More than 500 earthquakes have been recorded in the area around Yellowstone Lake in the past 10 days.
The earthquakes appear to be subsiding and caused no property damage. But they have left scientists and park officials wondering what it means for the world's first national park.
While the park has experienced earthquake swarms before, the recent activity is unusual because of its intensity.
Robert Smith, a professor of geophysics at the University of Utah, has studied Yellowstone's seismic activity for the past 40 years.
As director of the Yellowstone seismic and GPS network, Smith is overseeing a team of researchers in the Department of Geology and Geophysics who are reviewing data from each of the tremors. The team has analyzed 300 of the earthquakes so far.

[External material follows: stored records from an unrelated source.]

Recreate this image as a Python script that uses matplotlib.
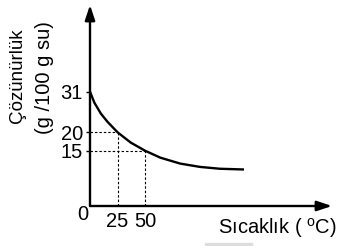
import matplotlib
matplotlib.use("Agg")
import matplotlib.pyplot as plt
from matplotlib.patches import Rectangle

plt.rcParams['font.family'] = ['Liberation Sans', 'DejaVu Sans']
plt.rcParams['mathtext.fontset'] = 'custom'
plt.rcParams['mathtext.rm'] = 'Liberation Sans'

# Data
temperature = [0, 4, 10, 16, 25, 37, 50, 64, 82, 100, 118, 140]
solubility = [31, 28.0, 25.0, 22.8, 20, 17.2, 15, 13.1, 11.5, 10.6, 10.1, 9.9]
marked_temps = [25, 50]
marked_sols = [20, 15]
ytick_values = [15, 20, 31]
ytick_labels = ["15", "20", "31"]
xtick_values = [25, 50]
xtick_labels = ["25", "50"]

W, H = 337, 246
fig = plt.figure(figsize=(W / 100, H / 100), dpi=100)

def fx(px):
    return px / W

def fy(py):
    return 1 - py / H

ax = fig.add_axes([fx(90), fy(206), (332 - 90) / W, (206 - 5) / H])
ax.set_xlim(0, 220)
ax.set_ylim(0, 54.5)
for s in ax.spines.values():
    s.set_visible(False)
ax.patch.set_visible(False)

# axes arrows
arrow_kw = dict(arrowstyle='-|>,head_length=0.9,head_width=0.3', color='black', lw=1.7,
                shrinkA=0, shrinkB=0)
ax.annotate('', xy=(1, 0), xytext=(0, 0), xycoords='axes fraction',
            textcoords='axes fraction', arrowprops=arrow_kw)
ax.annotate('', xy=(0, 1), xytext=(0, 0), xycoords='axes fraction',
            textcoords='axes fraction', arrowprops=arrow_kw)

# curve
ax.plot(temperature, solubility, color='black', lw=1.7, solid_capstyle='butt',
        solid_joinstyle='round')

# dashed guide lines
for t, s in zip(marked_temps, marked_sols):
    ax.plot([0, t], [s, s], color='black', lw=0.8, linestyle=(0, (2.2, 1.8)))
    ax.plot([t, t], [0, s], color='black', lw=0.8, linestyle=(0, (2.2, 1.8)))

fs = 14.5
ax.set_yticks(ytick_values)
ax.set_yticklabels(ytick_labels, fontsize=fs)
ax.tick_params(axis='y', length=3, width=1, pad=2)
ax.set_xticks(xtick_values)
ax.set_xticklabels(xtick_labels, fontsize=fs)
ax.tick_params(axis='x', length=0, pad=4)

fig.text(fx(83), fy(214), "0", fontsize=fs, ha='center', va='center')
fig.text(fx(18), fy(76), "Çözünürlük", fontsize=13.5, rotation=90, ha='center',
         va='center', rotation_mode='anchor')
fig.text(fx(45), fy(77.5), "(g /100 g su)", fontsize=fs, rotation=90, ha='center',
         va='center', rotation_mode='anchor')
fig.text(fx(337), fy(228.5), r"Sıcaklık ( $^{\mathregular{o}}$C)", fontsize=fs,
         ha='right', va='center')

fig.patches.append(Rectangle((fx(205), 0), (252 - 205) / W, 3 / H,
                             transform=fig.transFigure, color='#dddddd', zorder=0))

fig.savefig("out.png", dpi=100)
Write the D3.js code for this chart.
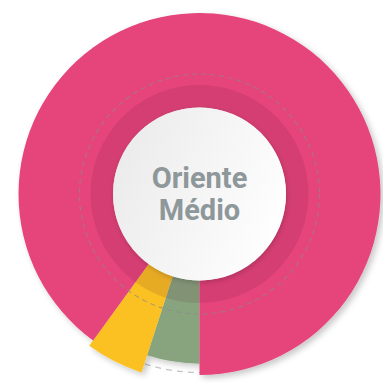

"Earthquakes ... up to magnitude 3.9 are considered small," he said, explaining that the largest earthquakes in the past week or so were felt at Grant Village and Old Faithful. "...The concern that we have is that this is such an energetic swarm."
While Smith doesn't anticipate any volcanic eruptions as a result of the earthquake swarm, he said there is potential for hydrothermal explosions and more earthquakes.